Die Hilfe hat 100 Gesichter

SERRIG. Wenn zwei sich streiten, freut sich der Dritte – oder er schlichtet. Bloß wie? Rund 20 Schüler des Auguste-Viktoria-Gymnasiums Trier wollten wissen, was zu tun ist, wenn auf dem Schulhof die Fäuste fliegen. Im Schullandheim Serrig bereiteten sich die Mädchen und Jungen auf ihre künftige Rolle als Streitschlichter vor.

Jeder kennt die Situation: Auf dem Schulhof fliegen die Fäuste und um die beiden Streithähne haben sich Schaulustige versammelt. Der herbeigerufene Lehrer beendet die Keilerei und verdonnert die Kontrahenten zu Strafarbeiten oder Nachsitzen. Allerdings: Die Langzeitwirkung dieser üblichen Maßnahmen aus der pädagogischen "Trickkiste" ist eher zweifelhaft. Klar, die Tätlichkeiten sind - zumindest vorerst - beendet, doch ist damit auch der Konflikt zwischen den Schülern gelöst?Schiedsleute als Vorbild

Schon die alten Ägypter bedienten sich so genannter "Mediatoren", um Streitigkeiten im Volk auf dem Verhandlungsweg zu beenden. Auch heute setzt hier zu Lande der Staat, beispielsweise im Bereich Nachbarschaftsrecht, auf Schiedsleute. Da lag es nah, die Methode auch in der Schule anzuwenden. Schon seit Jahren sind auf deutschen Schulhöfen Schülerinnen und Schüler als Streitschlichter unterwegs. Auch am Auguste-Viktoria-Gymnasium in Trier sollen demnächst Mediatoren zum Einsatz kommen. Lehrerin Wenke Schulenberg berichtet: "Die unter anderem aus negativen Einflüssen aus dem sozialen Umfeld und steigendem Leistungsdruck resultierende hohe Gewaltbereitschaft bei jungen Leuten hat ein Handeln notwendig gemacht." Zudem erhoffe man sich, das Schulklima nachhaltig verbessern zu können - "abgesehen von der Entlastung für die Lehrer", so Schulenberg. Ganz so einfach, wie es zunächst den Anschein hat, ist die Sache allerdings nicht. Sicheres Auftreten, Gerechtigkeitssinn und die Fähigkeit, Stimmungen zu erkennen, sind Eigenschaften, die ein potenzieller Streitschlichter mitbringen muss. Denn er oder sie soll den Kontrahenten schließlich helfen, eine Brücke zur Verständigung zu bauen, statt Richter zu spielen. Deshalb steht am Anfang einer "Streitschlichter-Karriere" zunächst viel Training.
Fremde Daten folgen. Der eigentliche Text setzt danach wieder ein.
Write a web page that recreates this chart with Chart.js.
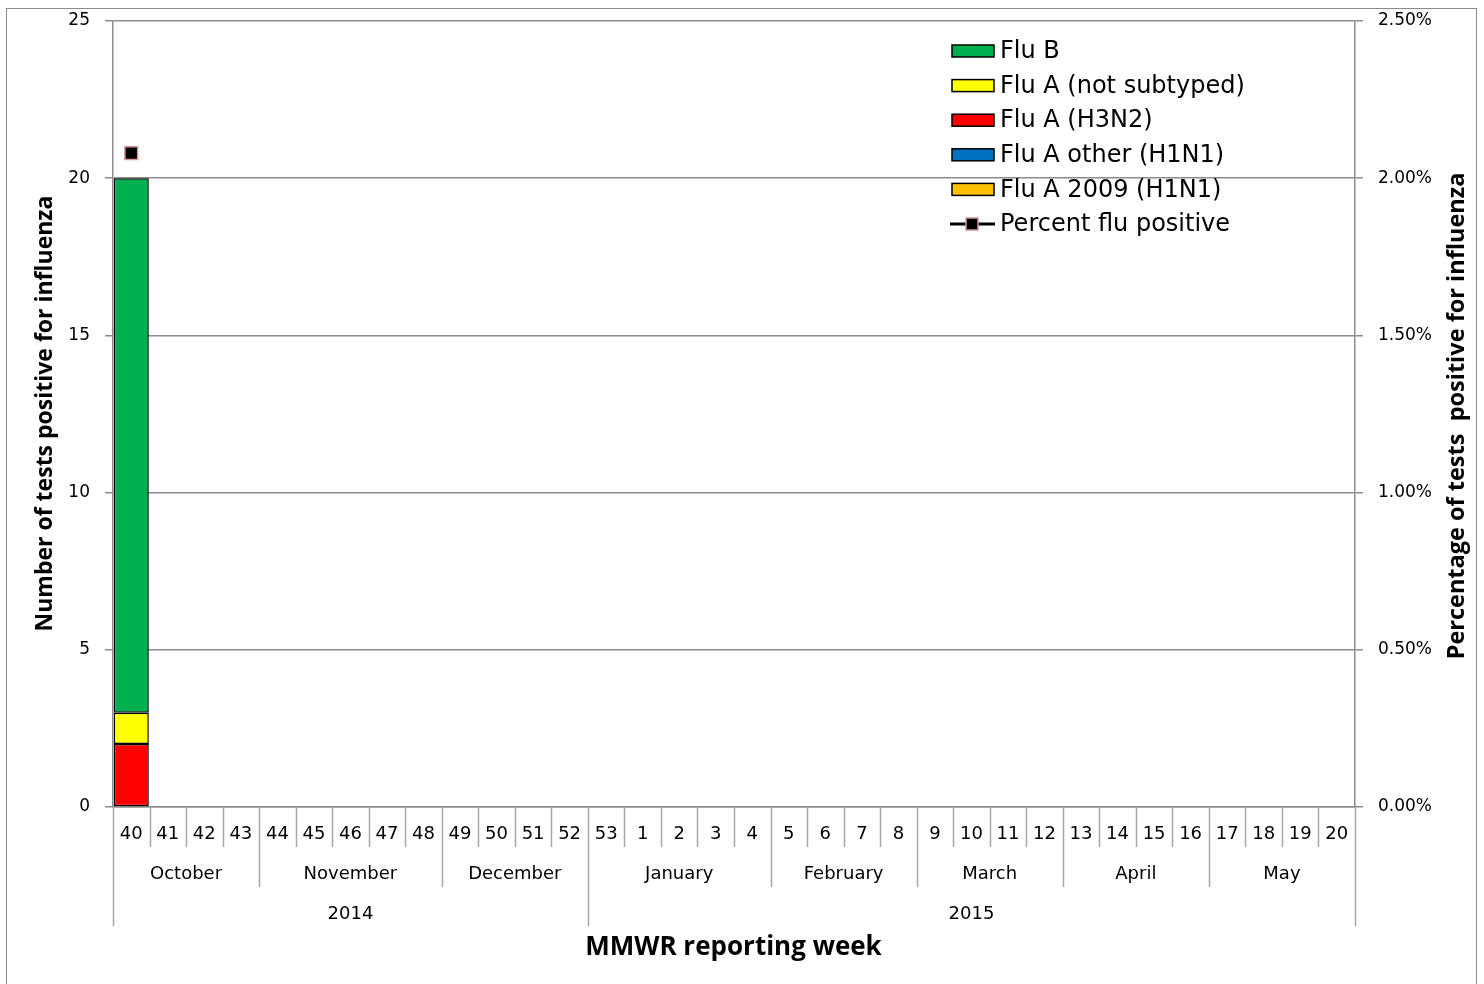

Zu diesem Zweck und im Rahmen der Initiative "Wer nichts tut, macht mit" der Polizei hatten sich rund 20 Schülerinnen und Schüler des Trierer Gymnasiums auf den Weg ins Schullandheim Serrig gemacht. Zwei Tage lang hatten die Achtklässler die Gelegenheit, unter Anleitung von speziell ausgebildeten Lehrern in ihre künftige Rolle hineinzuschnuppern.Unterschiedliche Beweggründe

Weshalb aber wollen sich die 13- bis 14-Jährigen für eine gewaltfreie Schule engagieren? Während der eine seinen Schulkameraden schlicht helfen möchte, einen Konflikt zu lösen, bevor es zum Schlagabtausch kommt, erhofft sich der andere, "etwas für mein Leben zu lernen". Zu hören war auch: "Ich finde es gut, wenn im Fall des Falles jemand da ist, der helfen kann." Generell sei es wünschenswert, Streitigkeiten untereinander und ohne Gewalt zu lösen, lautete der Tenor. Uwe Konz, Beauftragter für Jugendsachen bei der Polizeidirektion Trier, gab zu bedenken: "Wenn man einen Konflikt, der bereits eskaliert ist, beenden will, ist darauf zu achten, dass man sich selbst nicht in Gefahr bringt." Denn: "Die Hilfe hat 100 Gesichter", so Konz. Nach dem Einführungskurs in Serrig wollen die Schüler des Auguste-Viktoria-Gymnasiums ein halbes Jahr lang mindestens zwei Schulstunden pro Woche dem Thema widmen. Später soll ein "Streitschlichterraum" eingerichtet werden, der - abseits des Schulhofs - den passenden Rahmen für ein klärendes Gespräch und damit die Grundlage für eine gewaltfreie und dauerhafte Lösung bietet.